Learn Facts About Our Sun
FACTS ABOUT OUR SUN
Let’s face it, without the Sun there would not only not be human life on Earth but there would be no solar power either. The Sun is the central figure in our solar system and the source of all light and heat billions of miles outward. The Sun is an exciting and massive ball of gas that is studied intensely by scientists and we’ve learned a great deal about our host star over the last couple of decades. Here are a few fun facts related to the Sun.
JUST HOW BIG IS IT?
Looking up into the sky one can easily determine that the Sun is much larger than the Earth. Figuring out how much larger however can be difficult for the layperson. To put things in perspective size wise, try to remember that if it were possible to do so one could place over 1 million Earth’s inside of the Sun and still have room left over. When trying to determine just how much larger the Sun is than the Earth it’s also important to remember that Sun’s surface area is nearly 12,000 times that of the Earth’s.
HOW LONG WILL THE SUN LIVE?
When looking up at the Sun one also thinks of how old our star is and just how long it will “burn”. In truth the Sun isn’t burning anything at all but rather fusing atoms together and in the process creating heavier elements through nuclear fusion. That said the Sun will eventually run out of hydrogen which it’s converting now. Once that happens it will begin fusing helium into even heavier elements like carbon and oxygen. Once the Sun has converted all of it’s hydrogen into helium the Sun’s outer layers will both cool and expand a great deal. As these the outer layers of the Sun grow our star will eventually consume Mercury, Venus, and even Earth. This is known as the red giant phase in the life of a star like our own. This phase follows the main sequence phase of all stars and in a star like the Sun this phase will last for millions of years.
WHAT HAPPENS TO THE SUN AT THE END OF ITS LIFE?
So what happens at the end of the Sun’s red giant phase? Our star is a yellow dwarf and therefore does not have the mass necessary to explode as a supernova. Instead near the end of its red giant phase the Sun will begin pulsating and shed its outer layers off into space creating a planetary nebula. One can look into the night sky with a telescope or even strong binoculars and view planetary nebula like the crab nebula or the cats eye nebula to get a good idea of what the Sun’s nebula will look like it approximately 7 to 8 million years. Once the Sun has shed its outer layers only the core of our star will remain. This core is known as a white dwarf and will steadily cool over billions of years eventually becoming a black dwarf, a very heavy and dark solar remnant.
NEARLY A PERFECT SPHERE
The Sun certainly looks round to the unaided eye and it actually is very close to a perfect sphere, unlike the Earth which is an oblate spheroid. Some stars bulge get their center and some are egg shaped but our Sun is the closest thing to a perfect sphere we have observed in space. In fact there’s only a 10 km difference in its polar diameter when compared to its equatorial diameter.
THE SUNS DISTANCE FROM EARTH
Many people are shocked to learn that the light we see is actually eight minutes old.

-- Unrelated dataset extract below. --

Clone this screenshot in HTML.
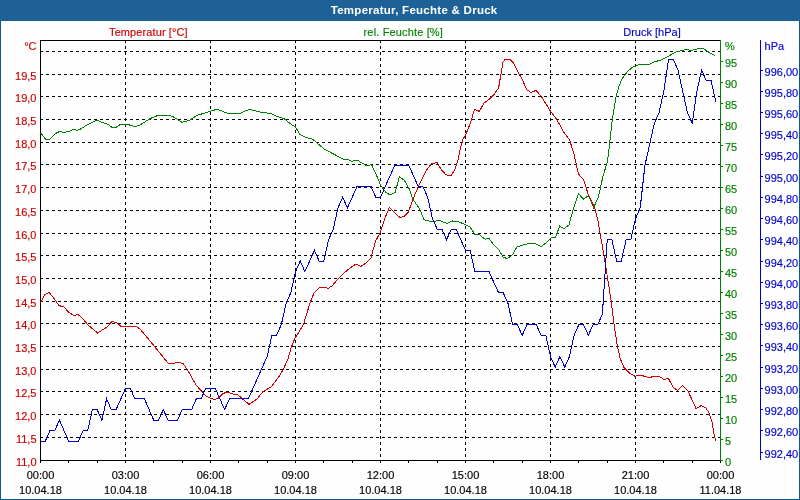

The Sun is, on average, roughly 93,000,000 miles away from the Earth and it takes like eight minutes to travel from its surface to our planet. This means you’re seeing the Sun as it was eight minutes ago and this should help put distances in space and perspective. Nothing travels faster than light which moves at about 186,000 miles per second which from our perspective is a great distance though for light its a hop skip and a jump.
AROUND THE MILKY WAY WE GO
Most of us know that the moon revolves around the Earth and that the Earth revolves around the Sun. Few people however are aware that the Sun actually orbits something as well. The Sun and our entire solar system orbits the black hole at the center of the Milky Way galaxy every 225 to 250 million years. Our Sun and all the planets are moving around the galaxy at an incredible 485,912 miles per hour.